In this illustration, the height — about 13.4 nanometers — is a measure of an EUVL optic's deviation from perfect shape.
Courtesy Lawrence Berkeley National Laboratory

At the dawn of the Digital Age, Silicon Valley pioneer and Intel co-founder Gordon Moore predicted that the number of transistors on an integrated circuit, and hence, its speed, would double every year or at least every 18 months. He was right, more or less. But soon, Moore's law will collide with a much less flexible set of laws — the laws of physics. Within the next decade, the technology used to manufacture integrated circuits, known as optical lithography, may reach its practical limits. Quite simply, today's best commercial fabrication methods — which produce transistors 130 nanometers in size using light — probably won't be dexterous enough to shrink transistors smaller than 50 nanometers.

"When the industry is ready to make nanotransistors, how will they mass produce them?" asks Jeffrey Bokor, a professor of Electrical Engineering and Computer Sciences at UC Berkeley.

Bokor is a pioneer in extreme ultraviolet lithography (EUVL), widely accepted as the heir to the optical lithography throne. For nearly 15 years, Bokor has been helping EUVL get ready for prime time so that computers will continue to grow in power even as they shrink in size and price. Most recently, he and a team of collaborators from UC Berkeley's Center for X-Ray Optics, the Virtual National Laboratory, and Lawrence Berkeley National Laboratory's (LBNL) Advanced Light Source built one of the most accurate optical system testing machines in the world to put EUVL technology through its paces.

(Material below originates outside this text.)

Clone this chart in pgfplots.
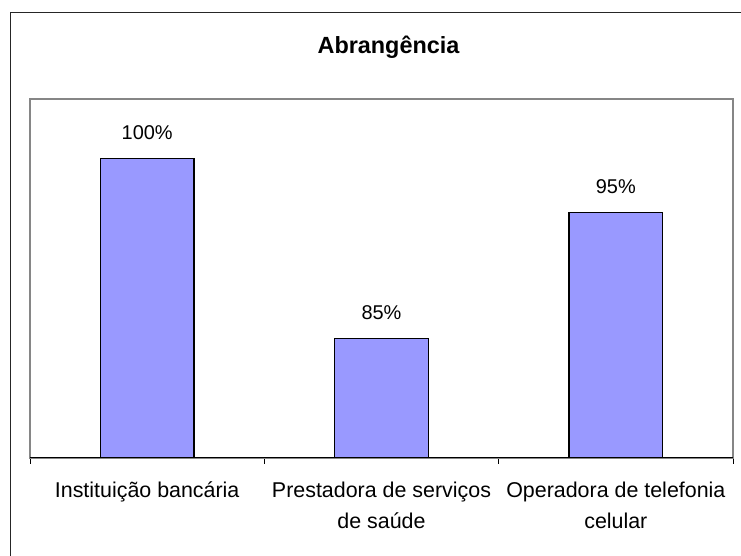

Goldberg, Bokor, and Naulleau

Jeff Bokor (center) with collaborating LBL scientists Ken Goldberg (left) and Patrick Naulleau (right) beside Beamline 12.0 at LBL's Advanced Light Source where many of the EUVL experiments are conducted.
Courtesy Lawrence Berkeley National Laboratory

In today's optical lithography technology, light shining through a glass mask (essentially a stencil of the chip's features) projects the chip pattern onto a silicon wafer coated with photoresist, an organic film that hardens when exposed to light. In the areas not exposed, the film can be washed off, leaving bare areas where a previously deposited film of insulator or conductor can then be etched away. By repeating this process on many different layers, the transistors and wires that make an IC chip are formed. The shorter the wavelength of light projecting through the mask, the smaller the features on the chip.

Extreme Ultraviolet Lithography offers a wavelength of 13 nanometers — 10 times shorter than today's best optical alternatives — and will enable the patterning of chip features smaller than 50 nanometers. EUVL works by using a series of mirrors, rather than lenses, to bounce the extreme ultraviolet light off a "reflective mask" and onto the wafer.

"The precision with which you have to transfer that pattern onto the wafer is much different than making an image that looks good to your eye," Bokor says. "Your eye and brain are very forgiving but integrated circuits are not."

Because the wavelength of EUVL is 13 nanometers, the surface of the mirrors must be fabricated and aligned to sub-nanometer tolerances.

"You can't possibly make something that precise without having the capability to measure it," Bokor adds.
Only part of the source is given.